* Task description: Return all of the data exactly as written, without the pictures.

* Dataset excerpt:
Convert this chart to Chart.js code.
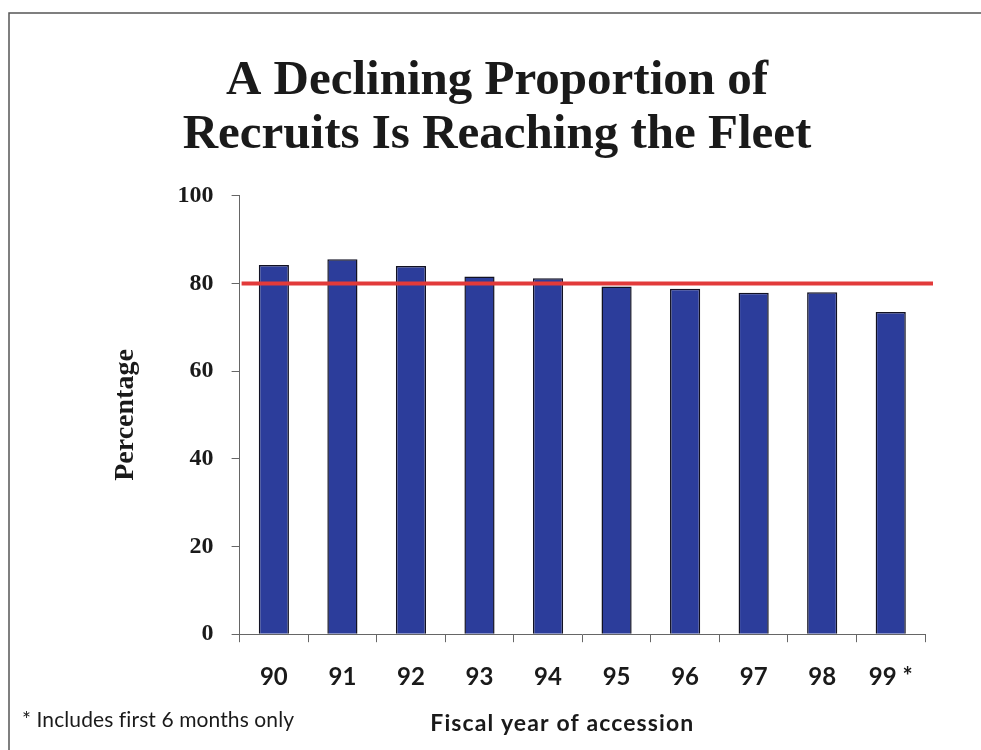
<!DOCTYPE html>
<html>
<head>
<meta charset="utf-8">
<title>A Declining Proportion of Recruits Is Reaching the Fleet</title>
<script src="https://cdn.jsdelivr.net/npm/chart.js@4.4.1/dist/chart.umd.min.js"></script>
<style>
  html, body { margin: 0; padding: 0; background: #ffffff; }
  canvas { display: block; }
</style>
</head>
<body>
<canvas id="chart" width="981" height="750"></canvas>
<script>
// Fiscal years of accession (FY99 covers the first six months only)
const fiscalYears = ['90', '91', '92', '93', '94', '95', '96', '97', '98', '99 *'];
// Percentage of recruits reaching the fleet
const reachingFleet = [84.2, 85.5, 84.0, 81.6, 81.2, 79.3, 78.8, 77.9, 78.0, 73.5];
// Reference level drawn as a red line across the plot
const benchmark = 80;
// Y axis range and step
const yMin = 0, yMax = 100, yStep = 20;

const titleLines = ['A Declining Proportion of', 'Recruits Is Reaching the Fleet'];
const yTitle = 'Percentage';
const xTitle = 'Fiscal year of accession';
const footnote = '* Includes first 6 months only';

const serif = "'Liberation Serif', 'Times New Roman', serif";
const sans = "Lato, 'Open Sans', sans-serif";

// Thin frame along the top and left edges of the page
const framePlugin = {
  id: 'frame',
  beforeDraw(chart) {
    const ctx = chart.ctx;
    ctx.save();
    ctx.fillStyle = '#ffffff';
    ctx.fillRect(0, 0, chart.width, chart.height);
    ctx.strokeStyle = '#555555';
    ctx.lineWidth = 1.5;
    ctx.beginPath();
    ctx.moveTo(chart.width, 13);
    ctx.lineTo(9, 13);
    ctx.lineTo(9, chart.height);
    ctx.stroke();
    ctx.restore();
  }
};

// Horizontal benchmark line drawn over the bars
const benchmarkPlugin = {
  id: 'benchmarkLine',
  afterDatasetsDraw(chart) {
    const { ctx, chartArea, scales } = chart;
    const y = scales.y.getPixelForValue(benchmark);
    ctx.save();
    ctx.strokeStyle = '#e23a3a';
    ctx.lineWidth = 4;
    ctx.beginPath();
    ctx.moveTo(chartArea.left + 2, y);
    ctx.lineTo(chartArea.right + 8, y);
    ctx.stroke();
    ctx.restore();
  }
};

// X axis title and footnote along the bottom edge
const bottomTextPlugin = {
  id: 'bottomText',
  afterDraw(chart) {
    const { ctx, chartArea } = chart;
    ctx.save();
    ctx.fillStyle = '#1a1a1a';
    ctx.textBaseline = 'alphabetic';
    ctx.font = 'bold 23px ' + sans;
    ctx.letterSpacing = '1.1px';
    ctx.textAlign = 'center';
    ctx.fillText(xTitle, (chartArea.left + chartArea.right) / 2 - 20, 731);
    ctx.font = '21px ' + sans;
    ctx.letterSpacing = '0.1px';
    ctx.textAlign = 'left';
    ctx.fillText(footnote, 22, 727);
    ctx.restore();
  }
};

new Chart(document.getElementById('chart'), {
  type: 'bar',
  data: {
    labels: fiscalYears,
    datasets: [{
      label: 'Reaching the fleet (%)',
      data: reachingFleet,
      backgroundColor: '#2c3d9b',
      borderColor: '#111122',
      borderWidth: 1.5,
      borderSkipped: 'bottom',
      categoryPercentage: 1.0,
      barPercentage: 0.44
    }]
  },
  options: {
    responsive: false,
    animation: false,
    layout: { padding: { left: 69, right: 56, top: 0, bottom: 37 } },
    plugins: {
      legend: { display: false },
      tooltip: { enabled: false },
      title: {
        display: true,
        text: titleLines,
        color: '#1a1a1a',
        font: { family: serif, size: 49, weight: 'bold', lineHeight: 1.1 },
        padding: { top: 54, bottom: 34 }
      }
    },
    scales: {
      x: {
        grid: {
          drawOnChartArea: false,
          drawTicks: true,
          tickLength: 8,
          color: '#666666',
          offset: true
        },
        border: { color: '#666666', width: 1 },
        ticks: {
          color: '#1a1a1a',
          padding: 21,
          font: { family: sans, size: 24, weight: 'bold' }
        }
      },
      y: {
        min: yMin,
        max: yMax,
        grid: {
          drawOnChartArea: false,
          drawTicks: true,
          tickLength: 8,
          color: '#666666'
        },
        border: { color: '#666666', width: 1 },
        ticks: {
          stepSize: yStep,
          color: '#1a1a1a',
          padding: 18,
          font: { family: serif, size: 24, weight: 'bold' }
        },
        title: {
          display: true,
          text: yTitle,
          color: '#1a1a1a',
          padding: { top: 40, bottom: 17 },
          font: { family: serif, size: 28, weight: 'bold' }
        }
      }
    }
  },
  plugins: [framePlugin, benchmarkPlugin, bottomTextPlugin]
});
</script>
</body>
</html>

* Task solution:
Convert this chart to Chart.js code.
<!DOCTYPE html>
<html>
<head>
<meta charset="utf-8">
<title>A Declining Proportion of Recruits Is Reaching the Fleet</title>
<script src="https://cdn.jsdelivr.net/npm/chart.js@4.4.1/dist/chart.umd.min.js"></script>
<style>
  html, body { margin: 0; padding: 0; background: #ffffff; }
  canvas { display: block; }
</style>
</head>
<body>
<canvas id="chart" width="981" height="750"></canvas>
<script>
// Fiscal years of accession (FY99 covers the first six months only)
const fiscalYears = ['90', '91', '92', '93', '94', '95', '96', '97', '98', '99 *'];
// Percentage of recruits reaching the fleet
const reachingFleet = [84.2, 85.5, 84.0, 81.6, 81.2, 79.3, 78.8, 77.9, 78.0, 73.5];
// Reference level drawn as a red line across the plot
const benchmark = 80;
// Y axis range and step
const yMin = 0, yMax = 100, yStep = 20;

const titleLines = ['A Declining Proportion of', 'Recruits Is Reaching the Fleet'];
const yTitle = 'Percentage';
const xTitle = 'Fiscal year of accession';
const footnote = '* Includes first 6 months only';

const serif = "'Liberation Serif', 'Times New Roman', serif";
const sans = "Lato, 'Open Sans', sans-serif";

// Thin frame along the top and left edges of the page
const framePlugin = {
  id: 'frame',
  beforeDraw(chart) {
    const ctx = chart.ctx;
    ctx.save();
    ctx.fillStyle = '#ffffff';
    ctx.fillRect(0, 0, chart.width, chart.height);
    ctx.strokeStyle = '#555555';
    ctx.lineWidth = 1.5;
    ctx.beginPath();
    ctx.moveTo(chart.width, 13);
    ctx.lineTo(9, 13);
    ctx.lineTo(9, chart.height);
    ctx.stroke();
    ctx.restore();
  }
};

// Horizontal benchmark line drawn over the bars
const benchmarkPlugin = {
  id: 'benchmarkLine',
  afterDatasetsDraw(chart) {
    const { ctx, chartArea, scales } = chart;
    const y = scales.y.getPixelForValue(benchmark);
    ctx.save();
    ctx.strokeStyle = '#e23a3a';
    ctx.lineWidth = 4;
    ctx.beginPath();
    ctx.moveTo(chartArea.left + 2, y);
    ctx.lineTo(chartArea.right + 8, y);
    ctx.stroke();
    ctx.restore();
  }
};

// X axis title and footnote along the bottom edge
const bottomTextPlugin = {
  id: 'bottomText',
  afterDraw(chart) {
    const { ctx, chartArea } = chart;
    ctx.save();
    ctx.fillStyle = '#1a1a1a';
    ctx.textBaseline = 'alphabetic';
    ctx.font = 'bold 23px ' + sans;
    ctx.letterSpacing = '1.1px';
    ctx.textAlign = 'center';
    ctx.fillText(xTitle, (chartArea.left + chartArea.right) / 2 - 20, 731);
    ctx.font = '21px ' + sans;
    ctx.letterSpacing = '0.1px';
    ctx.textAlign = 'left';
    ctx.fillText(footnote, 22, 727);
    ctx.restore();
  }
};

new Chart(document.getElementById('chart'), {
  type: 'bar',
  data: {
    labels: fiscalYears,
    datasets: [{
      label: 'Reaching the fleet (%)',
      data: reachingFleet,
      backgroundColor: '#2c3d9b',
      borderColor: '#111122',
      borderWidth: 1.5,
      borderSkipped: 'bottom',
      categoryPercentage: 1.0,
      barPercentage: 0.44
    }]
  },
  options: {
    responsive: false,
    animation: false,
    layout: { padding: { left: 69, right: 56, top: 0, bottom: 37 } },
    plugins: {
      legend: { display: false },
      tooltip: { enabled: false },
      title: {
        display: true,
        text: titleLines,
        color: '#1a1a1a',
        font: { family: serif, size: 49, weight: 'bold', lineHeight: 1.1 },
        padding: { top: 54, bottom: 34 }
      }
    },
    scales: {
      x: {
        grid: {
          drawOnChartArea: false,
          drawTicks: true,
          tickLength: 8,
          color: '#666666',
          offset: true
        },
        border: { color: '#666666', width: 1 },
        ticks: {
          color: '#1a1a1a',
          padding: 21,
          font: { family: sans, size: 24, weight: 'bold' }
        }
      },
      y: {
        min: yMin,
        max: yMax,
        grid: {
          drawOnChartArea: false,
          drawTicks: true,
          tickLength: 8,
          color: '#666666'
        },
        border: { color: '#666666', width: 1 },
        ticks: {
          stepSize: yStep,
          color: '#1a1a1a',
          padding: 18,
          font: { family: serif, size: 24, weight: 'bold' }
        },
        title: {
          display: true,
          text: yTitle,
          color: '#1a1a1a',
          padding: { top: 40, bottom: 17 },
          font: { family: serif, size: 28, weight: 'bold' }
        }
      }
    }
  },
  plugins: [framePlugin, benchmarkPlugin, bottomTextPlugin]
});
</script>
</body>
</html>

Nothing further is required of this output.